The Centre for White Space Communications has been awarded a £330,000 grant from the Scottish Government to develop and implement a White Space pilot network in Orkney.
The 12‑month project will involve the setting up of Wi-Fi hot-spots on three council-operated ferries; providing Internet access to ferry passengers during their journeys. Further infrastructure will then be added to support the delivery of broadband services to six extremely remote rural locations where existing intervention programmes are not planned.
The project will build upon the knowledge and experience gained during an earlier urban demonstrator project which involved the setting up of a test network on the University campus, and will allow the latest White Space technology to be evaluated in a ‘live’ environment.
The Centre will work with Orkney-based CloudNet IT Solutions and other partners to evaluate the technology as well as the commercial viability and societal impact of connectivity in hard-to-reach rural locations.
The use of White Space spectrum represents an entirely new way of managing radio spectrum, with considerable potential for greatly enhancing the overall efficiency of spectrum utilisation.
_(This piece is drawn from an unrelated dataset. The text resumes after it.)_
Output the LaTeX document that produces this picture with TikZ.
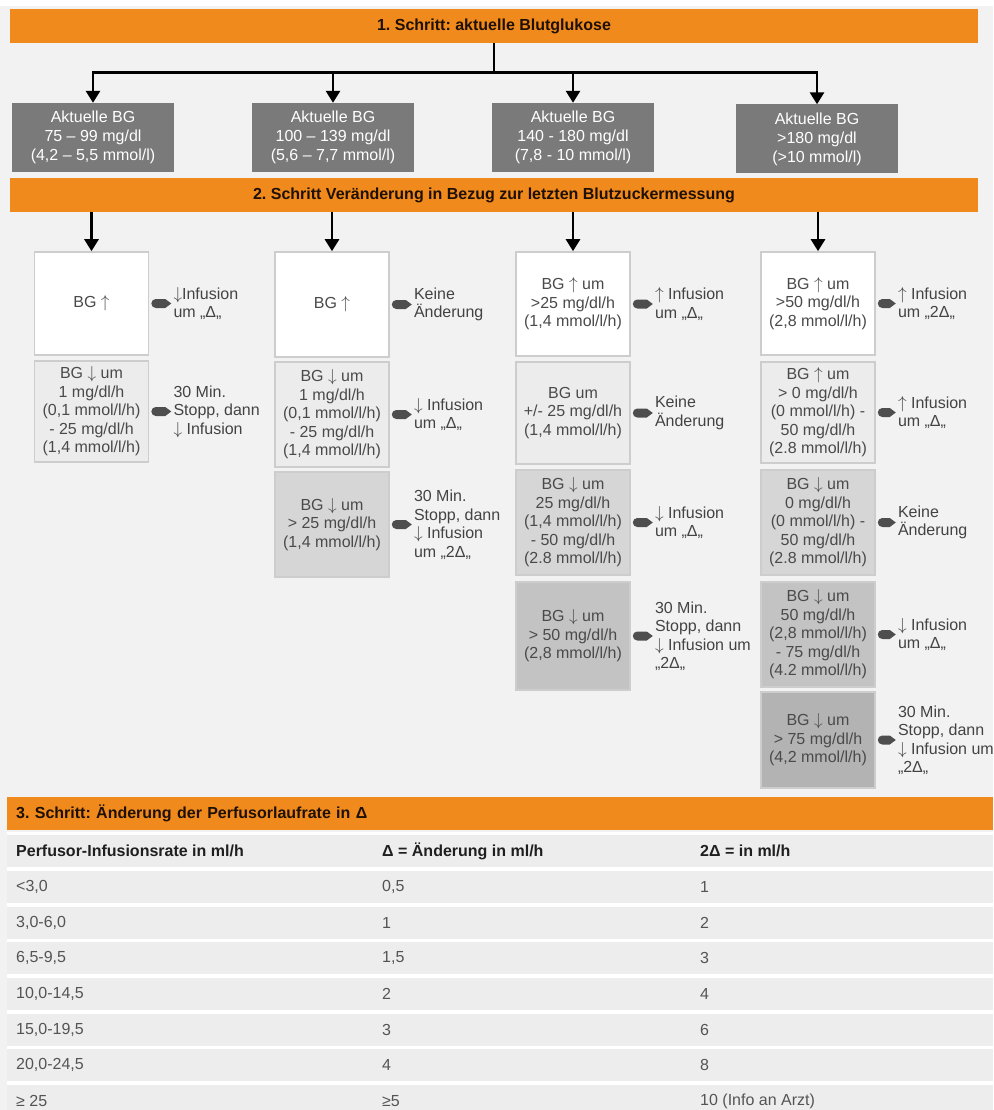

The UK regulator, Ofcom, has recently put regulations in place to allow access to White Space spectrum, and it is expected that new wireless applications and business models will emerge.
The Centre for White Space Communications’s lead partner and host is the University of Strathclyde, and our department has a long history of work-class research in signal processing and communications. While the main focus of the Centre lies in the technical aspects of effectively utilizing White Space spectrum, social aspects and business models are also important and this complementary work is carried out in conjunction with the University of the Highlands and Islands, and the University of Stirling.